The linear range of 0.025 mM to 2 mM and the large operational range of 0.025 mM to 25 mM make the sensor suitable for sensing glucose concentrations in a variety of body fluids (see Table 1). A possible field of application of the sensor is its use as a disposable strip for point-of-care measurements to detect the glucose concentration, which is to be used by medical professionals. In this context, the whole three-electrode system can be placed on the same strip, so the presented electrode fabrication process demonstrated the first steps for further integration. Wearable device market applications could be envisioned, especially sweat sensors that allow for non-invasive glucose monitoring.

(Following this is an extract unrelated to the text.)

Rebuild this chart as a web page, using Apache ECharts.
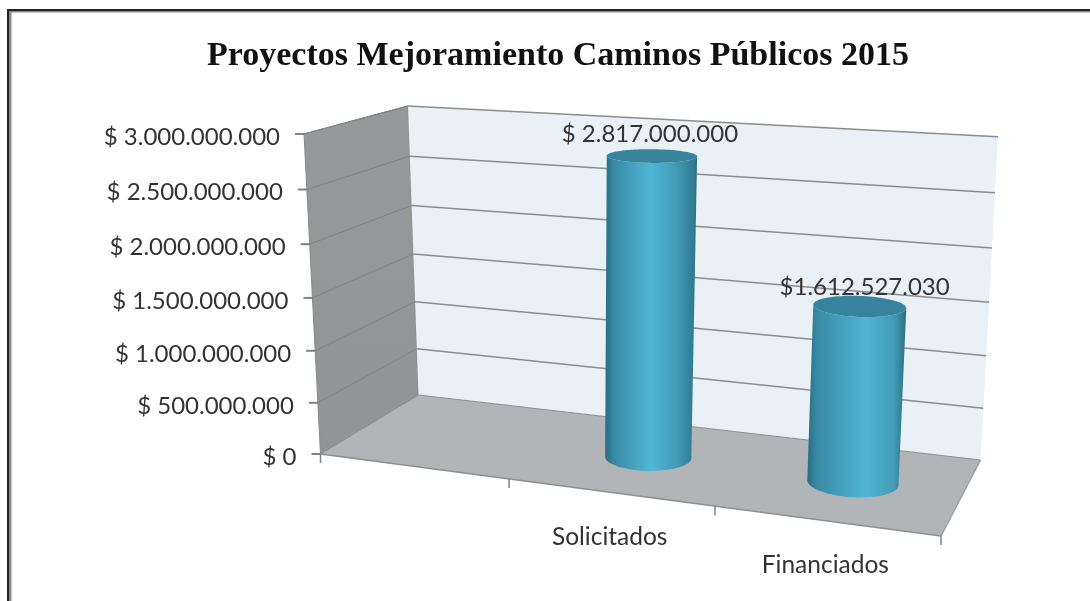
<!DOCTYPE html>
<html><head><meta charset="utf-8">
<style>html,body{margin:0;padding:0;background:#fff}#c{width:1090px;height:601px}</style>
<script src="https://cdn.jsdelivr.net/npm/echarts@6/dist/echarts.min.js"></script>
</head><body><div id="c"></div>
<script>
const titleText = 'Proyectos Mejoramiento Caminos Públicos 2015';
const categories = ['', 'Solicitados', 'Financiados'];
const seriesValues = [null, 2817000000, 1612527030];
const valueLabels = ['', '$ 2.817.000.000', '$1.612.527.030'];
const tickValues = [0, 500000000, 1000000000, 1500000000, 2000000000, 2500000000, 3000000000];
const tickLabels = ['$ 0', '$ 500.000.000', '$ 1.000.000.000', '$ 1.500.000.000', '$ 2.000.000.000', '$ 2.500.000.000', '$ 3.000.000.000'];

// Perspective frame of the 3D box (layout only)
const floorQuad = [[320.5,454],[941,536],[980.5,460],[418.5,395]];
const ceilQuad  = [[304,134],[957,172],[998,136.7],[408,106]];
const gridBox = {left:100, top:100, width:800, height:400};
const FONT = 'Lato, "Open Sans", sans-serif';
const TXT = '#333333';

function homography(q){
  const [p0,p1,p2,p3]=q;
  const dx1=p1[0]-p2[0],dx2=p3[0]-p2[0],sx=p0[0]-p1[0]+p2[0]-p3[0];
  const dy1=p1[1]-p2[1],dy2=p3[1]-p2[1],sy=p0[1]-p1[1]+p2[1]-p3[1];
  const den=dx1*dy2-dx2*dy1;
  const g=(sx*dy2-dx2*sy)/den,h=(dx1*sy-sx*dy1)/den;
  const a=p1[0]-p0[0]+g*p1[0],b=p3[0]-p0[0]+h*p3[0],c=p0[0];
  const d=p1[1]-p0[1]+g*p1[1],e=p3[1]-p0[1]+h*p3[1],f=p0[1];
  return (u,w)=>{const z=g*u+h*w+1;return [(a*u+b*w+c)/z,(d*u+e*w+f)/z];};
}
const floorH=homography(floorQuad), ceilH=homography(ceilQuad);
function project(u,v,w){
  const t=v/(v+(1-v)*1.05);
  const a=floorH(u,w), b=ceilH(u,w);
  return [a[0]+(b[0]-a[0])*t, a[1]+(b[1]-a[1])*t];
}
function toUV(api,cat,val){
  const p=api.coord([cat,val]);
  return [(p[0]-gridBox.left)/gridBox.width,(gridBox.top+gridBox.height-p[1])/gridBox.height];
}
const poly=(pts,fill,stroke,lw)=>({type:'polygon',silent:true,shape:{points:pts},style:{fill,stroke:stroke||null,lineWidth:lw||0}});
const line=(a,b,stroke,lw)=>({type:'line',silent:true,shape:{x1:a[0],y1:a[1],x2:b[0],y2:b[1]},style:{stroke,lineWidth:lw}});
const text=(s,x,y,size,align)=>({type:'text',silent:true,style:{text:s,x,y,fill:TXT,font:size+'px '+FONT,align:align,verticalAlign:'middle'}});

function renderWalls(){
  return {type:'group',children:[
    poly([project(0,0,0),project(0,1,0),project(0,1,1),project(0,0,1)],
      new echarts.graphic.LinearGradient(0,0,0,1,[{offset:0,color:'#96999a'},{offset:1,color:'#909495'}]),'#85898a',1),
    poly([project(0,0,1),project(0,1,1),project(1,1,1),project(1,0,1)],'#e9f0f6'),
    poly([project(0,0,0),project(0,0,1),project(1,0,1),project(1,0,0)],'#b1b5b8'),
    line(project(0,0,0),project(1,0,0),'#8b8f91',1.5),
    line(project(1,0,0),project(1,0,1),'#9a9ea0',1.5),
    line(project(0,0,1),project(1,0,1),'#8b8f91',1),
    line(project(0,0,0),project(0,0,1),'#8b8f91',1),
    line(project(0,1,0),project(0,1,1),'#85898a',1)
  ]};
}
function renderTick(params,api){
  const val=api.value(0), i=params.dataIndex;
  const v=toUV(api,0,val)[1];
  const f=project(0,v,0), b=project(0,v,1), r=project(1,v,1);
  const kids=[line([f[0]-9,f[1]],f,'#808080',2),text(tickLabels[i],f[0]-24,f[1]+3,24,'right')];
  if(i>0){ kids.push(line(f,b,'#7f8384',1)); kids.push(line(b,r,'#8c8c8c',1.5)); }
  return {type:'group',children:kids};
}
function renderCat(params,api){
  const i=params.dataIndex, band=api.size([1,0])[0]/gridBox.width;
  const u=toUV(api,i,0)[0];
  const kids=[];
  const tk=project(u+band/2,0,0);
  kids.push(line(tk,[tk[0],tk[1]+9],'#808080',1.5));
  if(i===0){const s=project(0,0,0);kids.push(line(s,[s[0],s[1]+9],'#808080',1.5));}
  const c=project(u,0,0);
  if(categories[i]) kids.push(text(categories[i],c[0],c[1]+44.5,24.5,'center'));
  return {type:'group',children:kids};
}
function ring(u,v){
  const pts=[];
  for(let a=0;a<96;a++){
    const th=a/96*Math.PI*2;
    pts.push(project(u+0.0695*Math.cos(th),v,0.5+0.19*Math.sin(th)));
  }
  return pts;
}
function renderBar(params,api){
  const i=api.value(0), val=api.value(1);
  const [u,v]=toUV(api,i,val);
  const top=ring(u,v), bot=ring(u,0);
  const minMax=r=>{let a=0,b=0;r.forEach((p,k)=>{if(p[0]<r[a][0])a=k;if(p[0]>r[b][0])b=k;});return [a,b];};
  const [ta,tb]=minMax(top), [ba,bb]=minMax(bot);
  const pts=[];
  const walk=(r,from,to)=>{
    const n=r.length;
    let k,fw=[],bw=[];
    for(k=from;;k=(k+1)%n){fw.push(r[k]);if(k===to)break;}
    for(k=from;;k=(k-1+n)%n){bw.push(r[k]);if(k===to)break;}
    const avg=l=>l.reduce((s,p)=>s+p[1],0)/l.length;
    return avg(fw)>avg(bw)?fw:bw;
  };
  walk(bot,ba,bb).forEach(p=>pts.push(p));
  walk(top,tb,ta).forEach(p=>pts.push(p));
  const hi=i===1?0.5:0.6;
  const grad=new echarts.graphic.LinearGradient(0,0,1,0,[
    {offset:0,color:'#2a6c82'},{offset:0.1,color:'#3a8ba5'},{offset:hi,color:'#4fb6d5'},
    {offset:Math.min(hi+0.28,0.9),color:'#429ab5'},{offset:0.97,color:'#2f7a91'},{offset:1,color:'#2a6a7f'}]);
  const c=project(u,v,0.5);
  const ly=top.reduce((m,p)=>Math.min(m,p[1]),1e9);
  return {type:'group',children:[
    poly(pts,grad),
    poly(top,'#37849c'),
    text(valueLabels[i],c[0]+(i===1?-2:5),ly-(i===1?15:8),24,'center')
  ]};
}
const chart=echarts.init(document.getElementById('c'),null,{renderer:'canvas'});
chart.setOption({
  animation:false,
  backgroundColor:'#fff',
  title:{text:titleText,left:553,top:51,textAlign:'center',textVerticalAlign:'middle',
    textStyle:{fontFamily:'"Liberation Serif",serif',fontWeight:'bold',fontSize:34,color:'#111'}},
  grid:gridBox,
  xAxis:{type:'category',data:categories,show:false},
  yAxis:{type:'value',min:0,max:3000000000,interval:500000000,show:false},
  graphic:[
    {type:'rect',silent:true,shape:{x:7,y:9,width:1083,height:2},style:{fill:'#222'}},
    {type:'rect',silent:true,shape:{x:7,y:11,width:1083,height:1.5},style:{fill:'#8a8a8a'}},
    {type:'rect',silent:true,shape:{x:7,y:9,width:2,height:592},style:{fill:'#222'}},
    {type:'rect',silent:true,shape:{x:9,y:11,width:2.5,height:590},style:{fill:'#8a8a8a'}}
  ],
  series:[
    {type:'custom',name:'walls',z:1,clip:false,silent:true,data:[0],renderItem:renderWalls,encode:{x:0,y:0}},
    {type:'custom',name:'valueAxis',z:2,clip:false,silent:true,
      data:tickValues.map(t=>[t]),renderItem:renderTick,encode:{y:0}},
    {type:'custom',name:'categoryAxis',z:2,clip:false,silent:true,
      data:categories.map((c,i)=>[i]),renderItem:renderCat,encode:{x:0}},
    {type:'custom',name:'Proyectos',z:3,clip:false,silent:true,
      data:seriesValues.map((v,i)=>[i,v]).filter(d=>d[1]!=null),renderItem:renderBar,encode:{x:0,y:1}}
  ]
});
</script></body></html>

Several adaptations should be considered for a reliable sweat sensor. In fact, it is known that sweat pH can vary between 4.5 and 7 [41], and the results showed that the current varies depending on the pH. Therefore, it could be of advantage to integrate a pH sensor to achieve a more complete calibration. In addition, it is noteworthy that a response maximum was expected at a slightly acidic pH, as the pH optimum of most GOx is between a pH of 5 and 6 [42]. The different behavior of GOx on the sensor surface could be due to nonspecific modifications of the enzyme surface during the fabrication process [43], and further work is necessary to gain full understanding. Another important adaptation regards the RE: When fabricating a reliable RE for sweat, the presence of chloride ions needs to be considered. In case of the Ag/AgCl RE, an additional layer is required to avoid sensing the presence of chloride ions. Such an electrode can be realized by chemically converting the evaporated Ag electrode into an Ag/AgCl electrode and subsequently adding a layer of polyvinyl butyral [44]. As secreted sweat volumes range between 0.1 and 2 µL/min/cm² [12], the miniaturization of the electrodes will be of advantage to collect and drive such small amounts of fluid. On that account, the presented fabrication technique for the microfluidics is highly versatile and allows to easily adapt to smaller structure sizes. Even other thermoplastic materials can be used for the nanoimprinting process, among these, more flexible polymers such as soft thermoplastic elastomers and specifically styrenic block copolymers that can adapt well to the human skin because their Young’s modulus is more similar to that of skin [45]. Long-term-stability and testing of real body fluid samples will be of importance during the development of a wearable sweat sensing device that allows for continuous glucose measurements and, by this, paving the way for a new generation of non-invasive glucose sensors improving the quality of life of diabetic patients.